Девяти лет от роду я сочинил нечто вроде маленькой драмы под названием «Дора», пьесу из восьми действий и пятнадцати картин, с тринадцатью персонажами; мы представляли ее на одном из вечеров, которые устраивали иногда родители в нашей небольшой квартире. При случае задавались и костюмированные.
Эту традицию я продолжил у себя в Москве.
Все шло чудесно, и до одиннадцати лет у меня было счастливое детство. Но вот началась самая ужасная пора в моей жизни: школа! Школу я ненавидел, и даже сейчас при одном воспоминании о ней меня бьет дрожь. Все в ней меня отвращало, и прежде всего то, что она была обязательна. Все дети считались «бандитами», хотя школа была немецкая и у нее была превосходная репутация. Нашей классной дамой была строгая учительница фрау Петере. Наш страх перед ней усугублялся тем, что обычно она была очень спокойной и казалась мягкой и ровной. Но вдруг раздавался ее зычный, подобный иерихонской трубе вопль: «Вон!».
Довольно недурная собой – было в ней что-то от Джоконды, – она даже благоволила ко мне, но однажды воскликнула, и на немецком языке это звучало ужасно: «Alle sind so faul, faul, alle! Aber der Richter, der stinkt von Faulheit!» (Все вы лодыри, лодыри все до единого! Но от Рихтера просто разит ленью!)
Я правда ничего не делал, был и остался ленивым. Есть у меня такой недостаток: я от природы лентяй.
Однажды я сделал вид, будто иду в школу, но не пошел, а отправился бродить по окрестностям Одессы. Эскапада длилась десять дней. Я пошел открывать мир, полагаясь лишь на себя, вовсе не потому, что мне что-то там пытались вбить в голову. Я несравненно больше узнал, прогуливая уроки, чем посещая их в немецкой школе.
Как бы то ни было, в пятнадцать-шестнадцатъ лет этому пришел конец. Я с великим трудом сдал экзамены. В математике я ничего не смыслил, к тому же был слишком поглощен музыкой, которую открыл для себя лет в восемь, когда начал пробовать силы в игре на фортепиано.
Отец был действительно замечательный пианист и, когда располагал свободным временем, два-три часа занимался по вечерам. Я, понятное дело, слушал. Впечатления от его игры, несомненно, оказали сильное влияние на меня. Но когда я сам сел за пианино, папа пришел в ужас. Я до сих пор слышу, как он кричит: «Просто невероятно, что выделывает этот малыш!»

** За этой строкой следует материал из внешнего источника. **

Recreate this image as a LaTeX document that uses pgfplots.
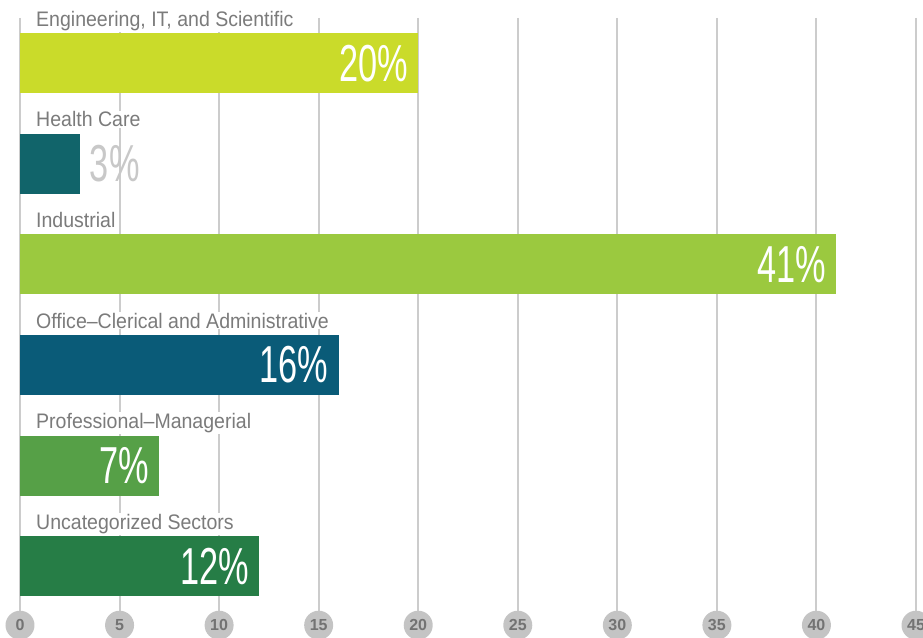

На первых порах я занимался с ним, но скоро у него опустились руки, потому что я обходился с ним без особого почтения. Он был человек очень мягкий, молчаливый… Ходила к нему прелестная ученица, чешская арфистка, уехавшая впоследствии в Сан-Франциско, где стала первой арфисткой Оперы. Она дала мне несколько уроков, и я быстро усвоил то, что положено знать, чему учат детей в самом начале, все, чему мне было необходимо научиться, чтобы отдаться целиком единственному занятию, меня интересовавшему: разбору партитур. После этого я решил, что могу обходиться без ее уроков.
Папа, как истый немец, явно не был согласен с моей методой, вернее, с полным отсутствием какой бы то ни было методы. Мама же, напротив, не раз повторяла: «Оставь его в покое, пусть делает так, как хочет». Наверное, она была права. Где-то в уголке ее сознания шевелилась мысль, что мне надо предоставить свободу. «Если у него нет охоты играть гаммы, – говаривала она, – значит, ему нет нужды в них». Так что гамм я не играл. Ни разу, как, впрочем, и упражнений. Никогда и никаких. Черни тоже не играл.
Первой сыгранной мною пьесой был Первый ноктюрн Шопена, за ним последовал ми-минорный этюд опус 25 № 5. Потом я пытался разобрать сонаты Бетховена, в особенности сонату ре-минор. Спустя еще какое-то время, поскольку я часто слышал, как отец играл Вагнера – он был фанатичным вагнерианцем, в Вене все время просиживал в опере, слушая Вагнеровы сочинения, и пересказал мне сюжеты всех его опер, – я заинтересовался им и начал проигрывать сокращенные варианты для фортепиано «Тангейзера» и «Лоэнгрина». Можете вообразить, каково было мое исполнение! Но я играл все, что мне хотелось: Вагнера и Верди, Масканьи и Пуччини.
В нашей квартире было три комнаты. Большая была разделена надвое громадным шкафом. По одну сторону находилась мамина комната, а по другую – столовая, но ели мы на кухне. В маленькой комнате стоял рояль, и там я спал. Порою я слишком увлекался и заявлял: «Сегодня вечером я проиграю всю оперу от начала до конца». Мама сердилась: «Нет-нет, уже поздно, тебе пора спать!».